WRITTEN INSTRUCTION: In the records below, pick out all lines containing the word "matplotlib".

--- Begin RECORDS SUPPLIED ---

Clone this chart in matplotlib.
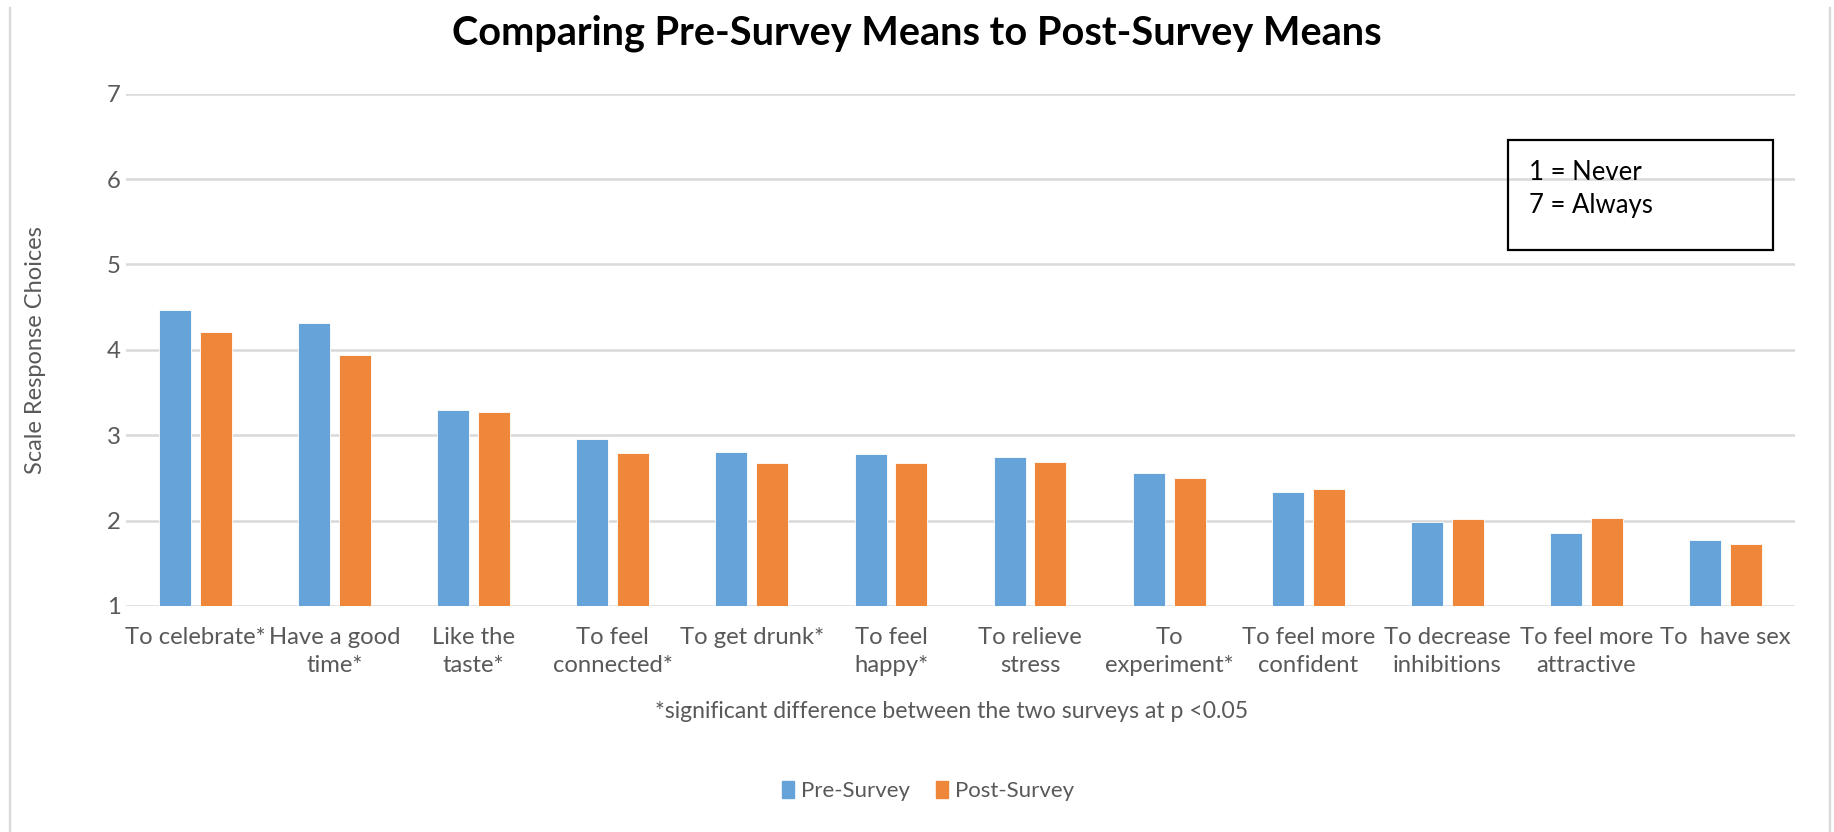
import numpy as np
import matplotlib
matplotlib.use("Agg")
import matplotlib.pyplot as plt
from matplotlib.patches import Rectangle
from matplotlib.lines import Line2D

plt.rcParams['font.family'] = ['Lato', 'DejaVu Sans']

categories = ["To celebrate*", "Have a good\ntime*", "Like the\ntaste*", "To feel\nconnected*",
              "To get drunk*", "To feel\nhappy*", "To relieve\nstress", "To\nexperiment*",
              "To feel more\nconfident", "To decrease\ninhibitions", "To feel more\nattractive",
              "To  have sex"]
pre_survey = [4.47, 4.31, 3.30, 2.95, 2.80, 2.78, 2.74, 2.56, 2.33, 1.98, 1.86, 1.77]
post_survey = [4.21, 3.94, 3.27, 2.79, 2.68, 2.68, 2.69, 2.50, 2.37, 2.02, 2.03, 1.73]
series_names = ["Pre-Survey", "Post-Survey"]
yticks = [1, 2, 3, 4, 5, 6, 7]

blue = '#66a3d9'
orange = '#ef873a'
gray = '#595959'

W, H = 1834, 832
fig = plt.figure(figsize=(W / 100, H / 100), dpi=100)
ax = fig.add_axes([126 / W, 1 - 606 / H, (1795 - 126) / W, (606 - 93.6) / H])

x = np.arange(len(categories))
bw = 0.23
ax.bar(x - 0.147, pre_survey, bw, color=blue, edgecolor='white', linewidth=0.6, zorder=3)
ax.bar(x + 0.147, post_survey, bw, color=orange, edgecolor='white', linewidth=0.6, zorder=3)

ax.set_xlim(-0.5, len(categories) - 0.5)
ax.set_ylim(1, 7)
ax.set_yticks(yticks)
ax.set_yticklabels([str(t) for t in yticks])
ax.grid(axis='y', color='#d9d9d9', linewidth=1.8, zorder=0)
ax.set_axisbelow(True)
for s in ax.spines.values():
    s.set_visible(False)
ax.tick_params(axis='both', length=0, labelsize=17.2, labelcolor=gray)
ax.tick_params(axis='y', pad=4)
ax.tick_params(axis='x', pad=15)
ax.set_xticks(x)
ax.set_xticklabels(categories, linespacing=1.45)
ax.set_ylabel("Scale Response Choices", fontsize=17, color=gray)
ax.yaxis.set_label_coords(-(126 - 46) / (1795 - 126), 0.5)

fig.text(0.5, 1 - 33 / H, "Comparing Pre-Survey Means to Post-Survey Means",
         ha='center', va='center', fontsize=28.5, fontweight='bold', color='black')

fig.text(952 / W, 1 - 712 / H, "*significant difference between the two surveys at p <0.05",
         ha='center', va='center', fontsize=16.6, color=gray)

# scale note box
fig.patches.append(Rectangle((1508 / W, 1 - 250 / H), (1773 - 1508) / W, 110 / H,
                             transform=fig.transFigure, fill=False, edgecolor='black',
                             linewidth=1.6))
fig.text(1529 / W, 1 - 172 / H, "1 = Never", ha='left', va='center', fontsize=18.5, color='black')
fig.text(1529 / W, 1 - 206 / H, "7 = Always", ha='left', va='center', fontsize=18.5, color='black')

# outer chart border (left and right sides visible)
for xb in (9.5, 1829.5):
    fig.lines.append(Line2D([xb / W, xb / W], [0, 1 - 8 / H], transform=fig.transFigure,
                            color='#d9d9d9', linewidth=1.7))

handles = [Rectangle((0, 0), 1, 1, color=blue), Rectangle((0, 0), 1, 1, color=orange)]
fig.legend(handles, series_names, loc='center', bbox_to_anchor=(928 / W, 1 - 791 / H),
           ncol=2, frameon=False, fontsize=16, labelcolor=gray, handlelength=0.55,
           handleheight=0.8, handletextpad=0.3, columnspacing=1.15)

fig.savefig("out.png", dpi=100)
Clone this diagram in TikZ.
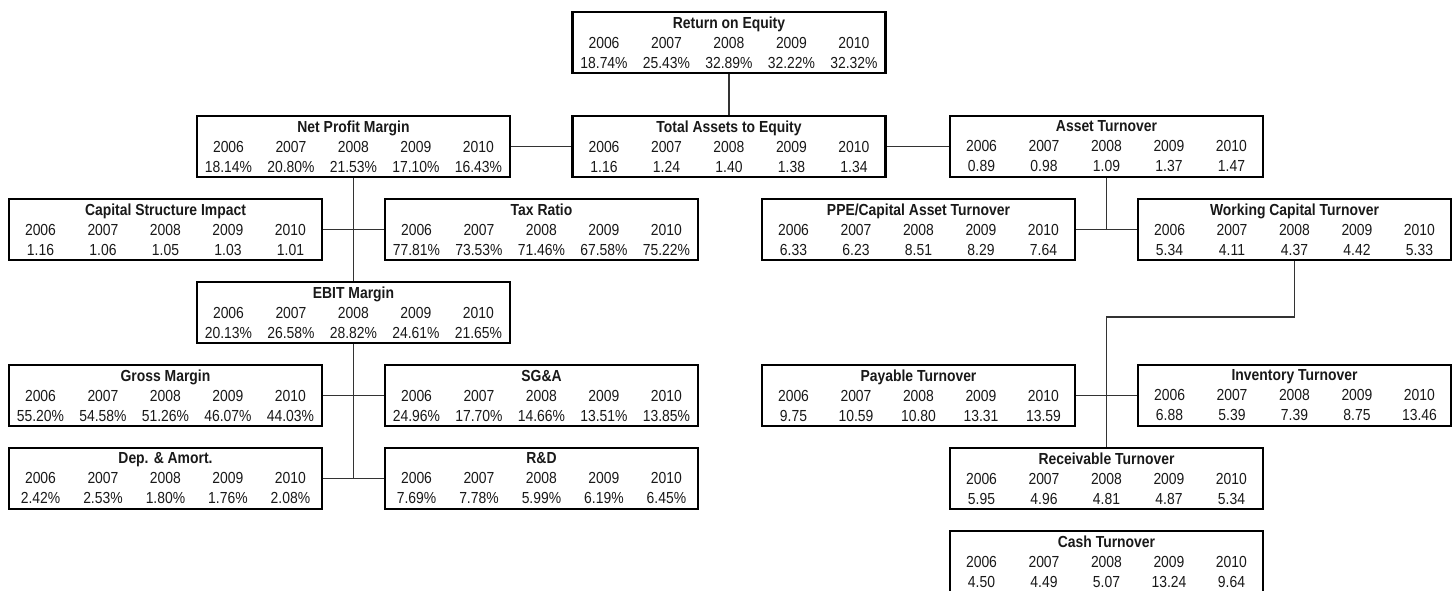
\documentclass[tikz,border=0pt]{standalone}
\usepackage{fontspec}
\setmainfont[FakeStretch=0.87]{Liberation Sans}
\usepackage{tikz}
\usetikzlibrary{calc}
\newcommand{\yc}[1]{\makebox[62.5pt]{#1}}
\newcommand{\yrs}{\yc{2006}\yc{2007}\yc{2008}\yc{2009}\yc{2010}}
\newcommand{\vals}[5]{\yc{#1}\yc{#2}\yc{#3}\yc{#4}\yc{#5}}

\begin{document}
\begin{tikzpicture}[x=1pt,y=-1pt,
  ratiobox/.style={draw=black,line width=2.7pt,fill=white,inner sep=0pt,
    minimum width=313pt,minimum height=61pt,align=center,text=black!90,
    font=\fontsize{16}{20}\selectfont},
  link/.style={draw=black!80,line width=1.3pt}]

\useasboundingbox (0,0) rectangle (1455,591);

\node[ratiobox] (roe) at (729,42.5) {\textbf{Return on Equity}\\\yrs\\\vals{18.74\%}{25.43\%}{32.89\%}{32.22\%}{32.32\%}};

\node[ratiobox] (npm) at (353.5,146.5) {\textbf{Net Profit Margin}\\\yrs\\\vals{18.14\%}{20.80\%}{21.53\%}{17.10\%}{16.43\%}};
\node[ratiobox] (tae) at (729,146.5) {\textbf{Total Assets to Equity}\\\yrs\\\vals{1.16}{1.24}{1.40}{1.38}{1.34}};
\node[ratiobox] (at) at (1106.5,146.5) {\textbf{Asset Turnover}\\\yrs\\\vals{0.89}{0.98}{1.09}{1.37}{1.47}};

\node[ratiobox] (csi) at (165.5,229.5) {\textbf{Capital Structure Impact}\\\yrs\\\vals{1.16}{1.06}{1.05}{1.03}{1.01}};
\node[ratiobox] (tax) at (541.5,229.5) {\textbf{Tax Ratio}\\\yrs\\\vals{77.81\%}{73.53\%}{71.46\%}{67.58\%}{75.22\%}};
\node[ratiobox] (ppe) at (918.5,229.5) {\textbf{PPE/Capital Asset Turnover}\\\yrs\\\vals{6.33}{6.23}{8.51}{8.29}{7.64}};
\node[ratiobox] (wct) at (1294.5,229.5) {\textbf{Working Capital Turnover}\\\yrs\\\vals{5.34}{4.11}{4.37}{4.42}{5.33}};

\node[ratiobox] (ebit) at (353.5,312.5) {\textbf{EBIT Margin}\\\yrs\\\vals{20.13\%}{26.58\%}{28.82\%}{24.61\%}{21.65\%}};

\node[ratiobox] (gm) at (165.5,395.5) {\textbf{Gross Margin}\\\yrs\\\vals{55.20\%}{54.58\%}{51.26\%}{46.07\%}{44.03\%}};
\node[ratiobox] (sga) at (541.5,395.5) {\textbf{SG\&A}\\\yrs\\\vals{24.96\%}{17.70\%}{14.66\%}{13.51\%}{13.85\%}};
\node[ratiobox] (pay) at (918.5,395.5) {\textbf{Payable Turnover}\\\yrs\\\vals{9.75}{10.59}{10.80}{13.31}{13.59}};
\node[ratiobox] (inv) at (1294.5,395.5) {\textbf{Inventory Turnover}\\\yrs\\\vals{6.88}{5.39}{7.39}{8.75}{13.46}};

\node[ratiobox] (dep) at (165.5,478.5) {\textbf{Dep. \& Amort.}\\\yrs\\\vals{2.42\%}{2.53\%}{1.80\%}{1.76\%}{2.08\%}};
\node[ratiobox] (rd) at (541.5,478.5) {\textbf{R\&D}\\\yrs\\\vals{7.69\%}{7.78\%}{5.99\%}{6.19\%}{6.45\%}};
\node[ratiobox] (rec) at (1106.5,478.5) {\textbf{Receivable Turnover}\\\yrs\\\vals{5.95}{4.96}{4.81}{4.87}{5.34}};

\node[ratiobox] (cash) at (1106.5,561.5) {\textbf{Cash Turnover}\\\yrs\\\vals{4.50}{4.49}{5.07}{13.24}{9.64}};

\coordinate (jn) at (1106.5,317);

\path[link]
	(roe.south) edge (tae.north)
	(npm.east) edge (tae.west) (tae.east) edge (at.west)
	(npm.south) edge (ebit.north) (csi.east) edge (tax.west)
	(ebit.south) edge (ebit.south |- dep.east)
	(gm.east) edge (sga.west) (dep.east) edge (rd.west)
	(at.south) edge (at.south |- ppe.east) (ppe.east) edge (wct.west)
	(pay.east) edge (inv.west);
\draw[link] (wct.south) |- (jn) -- (rec.north);

\end{tikzpicture}
\end{document}
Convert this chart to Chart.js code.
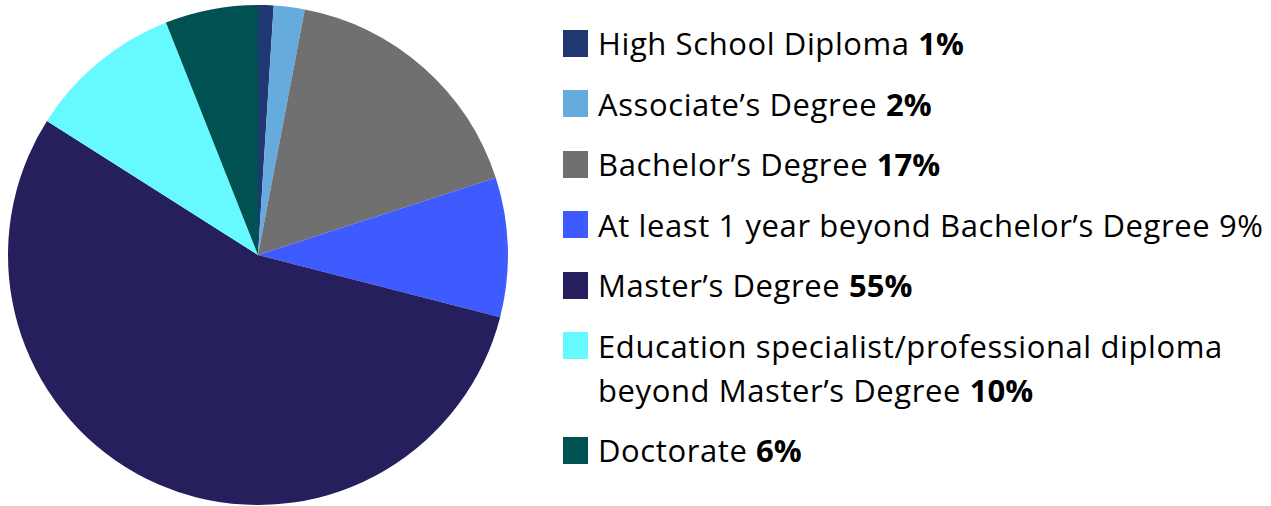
<!DOCTYPE html>
<html>
<head>
<meta charset="utf-8">
<script src="https://cdn.jsdelivr.net/npm/chart.js@4"></script>
<style>
  html, body { margin: 0; padding: 0; background: #fff; }
  #wrap { position: relative; width: 1271px; height: 506px; }
  #pieBox { position: absolute; left: 8px; top: 5px; width: 500px; height: 500px; }
  #legend { position: absolute; left: 563px; top: 21px; font-family: "Open Sans", sans-serif; font-size: 31px; letter-spacing: 0.6px; color: #000; white-space: nowrap; }
  .item { display: flex; align-items: flex-start; margin-bottom: 16.5px; }
  .sw { width: 25px; height: 27px; margin-top: 8.5px; margin-right: 10px; flex: none; }
  .txt { line-height: 44px; }
  .txt b { font-weight: 700; letter-spacing: 0; }
</style>
</head>
<body>
<div id="wrap">
  <div id="pieBox"><canvas id="pie"></canvas></div>
  <div id="legend"></div>
</div>
<script>
// datos del gráfico
const labels = [
  'High School Diploma',
  'Associate\u2019s Degree',
  'Bachelor\u2019s Degree',
  'At least 1 year beyond Bachelor\u2019s Degree',
  'Master\u2019s Degree',
  'Education specialist/professional diploma<br>beyond Master\u2019s Degree',
  'Doctorate'
];
const values = [1, 2, 17, 9, 55, 10, 6];
const colors = ['#1F3871', '#66ABDE', '#707070', '#3D5BFF', '#251F5E', '#66F9FF', '#005252'];

// en el original el 9% no va en negrita
const plainPct = [3];

// leyenda en HTML
const legend = document.getElementById('legend');
labels.forEach((lab, i) => {
  const pct = plainPct.includes(i) ? `${values[i]}%` : `<b>${values[i]}%</b>`;
  const row = document.createElement('div');
  row.className = 'item';
  row.innerHTML = `<div class="sw" style="background:${colors[i]}"></div><div class="txt">${lab} ${pct}</div>`;
  legend.appendChild(row);
});

new Chart(document.getElementById('pie'), {
  type: 'pie',
  data: {
    labels: labels.map(l => l.replace('<br>', ' ')),
    datasets: [{
      data: values,
      backgroundColor: colors,
      borderWidth: 0
    }]
  },
  options: {
    responsive: true,
    maintainAspectRatio: false,
    animation: false,
    layout: { padding: 0 },
    plugins: {
      legend: { display: false },
      tooltip: { enabled: false }
    }
  }
});
</script>
</body>
</html>
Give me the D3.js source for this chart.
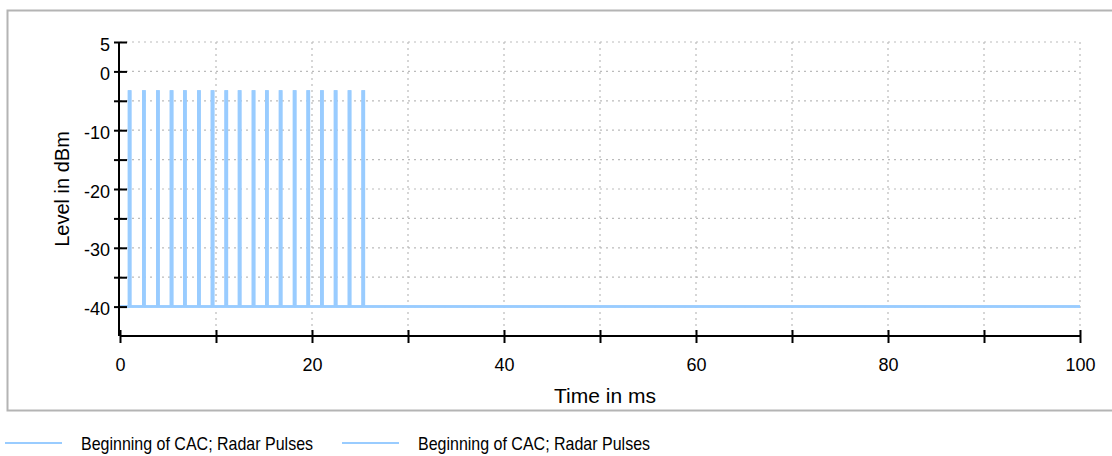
<!DOCTYPE html>
<html>
<head>
<meta charset="utf-8">
<script src="https://cdn.jsdelivr.net/npm/d3@7"></script>
<style>
  body { margin: 0; background: #fff; font-family: "Liberation Sans", Arial, sans-serif; }
</style>
</head>
<body>
<svg id="chart" width="1112" height="456"></svg>
<script>
// pulse start times (ms)
const pulseTimes = [0.94, 2.43, 3.89, 5.31, 6.70, 8.16, 9.58, 11.01, 12.40, 13.85, 15.24, 16.67, 18.13, 19.55, 20.97, 22.40, 23.85, 25.28]
const pulseWidth = 0.12
const pulseLevel = -3.4
const floorLevel = -40
const timeRange = [0, 100]
const seriesNames = ["Beginning of CAC; Radar Pulses", "Beginning of CAC; Radar Pulses"]
const xTickLabels = [0, 20, 40, 60, 80, 100]
const yTickLabels = [5, 0, -10, -20, -30, -40]

const svg = d3.select("#chart")
const color = "#99ccff"
const font = "Liberation Sans, Arial, sans-serif"

// frame
svg.append("rect")
  .attr("x", 7.5).attr("y", 10.5)
  .attr("width", 1120).attr("height", 400)
  .attr("fill", "#fff")
  .attr("stroke", "#b4b4b4")
  .attr("stroke-width", 2)

const x = d3.scaleLinear().domain(timeRange).range([120, 1080])
const y = d3.scaleLinear().domain([-45, 5]).range([336, 42])

// grid
const g = svg.append("g")
g.selectAll(".gx").data(d3.range(10, 101, 10)).enter().append("line")
  .attr("x1", d => x(d)).attr("x2", d => x(d))
  .attr("y1", y(5)).attr("y2", y(-45))
  .attr("stroke", "#bbbbbb").attr("stroke-width", 1.2).attr("stroke-dasharray", "2,4")
g.selectAll(".gy").data(d3.range(-40, 6, 5)).enter().append("line")
  .attr("x1", x(0)).attr("x2", x(100))
  .attr("y1", d => y(d)).attr("y2", d => y(d))
  .attr("stroke", "#bbbbbb").attr("stroke-width", 1.2).attr("stroke-dasharray", "2,4")

// series data: step trace built from the pulse times
const trace = [[timeRange[0], floorLevel]]
pulseTimes.forEach(t => {
  trace.push([t, floorLevel], [t, pulseLevel], [t + pulseWidth, pulseLevel], [t + pulseWidth, floorLevel])
})
trace.push([timeRange[1], floorLevel])

const line = d3.line().x(d => x(d[0])).y(d => y(d[1]))
seriesNames.forEach(() => {
  svg.append("path")
    .attr("d", line(trace))
    .attr("fill", "none")
    .attr("stroke", color)
    .attr("stroke-width", 2.5)
})

// axes
const xAxis = d3.axisBottom(x).tickValues(d3.range(0, 101, 10)).tickSize(6)
  .tickFormat(d => xTickLabels.includes(d) ? d : "")
const ax = svg.append("g").attr("transform", `translate(0,${y(-45)})`).call(xAxis)
ax.selectAll("line").attr("y1", -6).attr("y2", 7)
ax.selectAll("text").attr("y", 22)

const yAxis = d3.axisLeft(y).tickValues(d3.range(-40, 6, 5)).tickSize(6)
  .tickFormat(d => yTickLabels.includes(d) ? d : "")
const ay = svg.append("g").attr("transform", `translate(${x(0) - 1},0)`).call(yAxis)
ay.selectAll("line").attr("x1", -5).attr("x2", 8)
ay.selectAll("text").attr("x", -9).attr("dy", "0.45em")

;[ax, ay].forEach(a => {
  a.select(".domain").attr("stroke", "#000").attr("stroke-width", 2)
  a.selectAll(".tick line").attr("stroke", "#000").attr("stroke-width", 2)
  a.selectAll("text").attr("font-size", 18).attr("fill", "#000").attr("font-family", font)
})
ay.select(".domain").attr("d", `M0,${y(5)}V${y(-45)}`)
ax.select(".domain").attr("d", `M${x(0)},0H${x(100)}`)

// axis titles
svg.append("text")
  .attr("x", 605).attr("y", 403)
  .attr("text-anchor", "middle")
  .attr("font-size", 21)
  .text("Time in ms")
svg.append("text")
  .attr("transform", `translate(69,${y(-20)}) rotate(-90)`)
  .attr("text-anchor", "middle")
  .attr("font-size", 20)
  .text("Level in dBm")

// legend
const legend = svg.append("g").attr("transform", "translate(0,443)")
const items = legend.selectAll(".item").data(seriesNames).enter().append("g")
  .attr("transform", (d, i) => `translate(${5 + i * 337},0)`)
items.append("line")
  .attr("x1", 0).attr("x2", 57)
  .attr("stroke", color).attr("stroke-width", 2)
items.append("text")
  .attr("transform", "translate(76,0) scale(1,1.15)")
  .attr("dy", "0.36em")
  .attr("font-size", 16)
  .text(d => d)
</script>
</body>
</html>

--- End RECORDS SUPPLIED ---

TASK OUTPUT:
Clone this chart in matplotlib.
import matplotlib
matplotlib.use("Agg")
import matplotlib.pyplot as plt
from matplotlib.patches import Rectangle
from matplotlib.lines import Line2D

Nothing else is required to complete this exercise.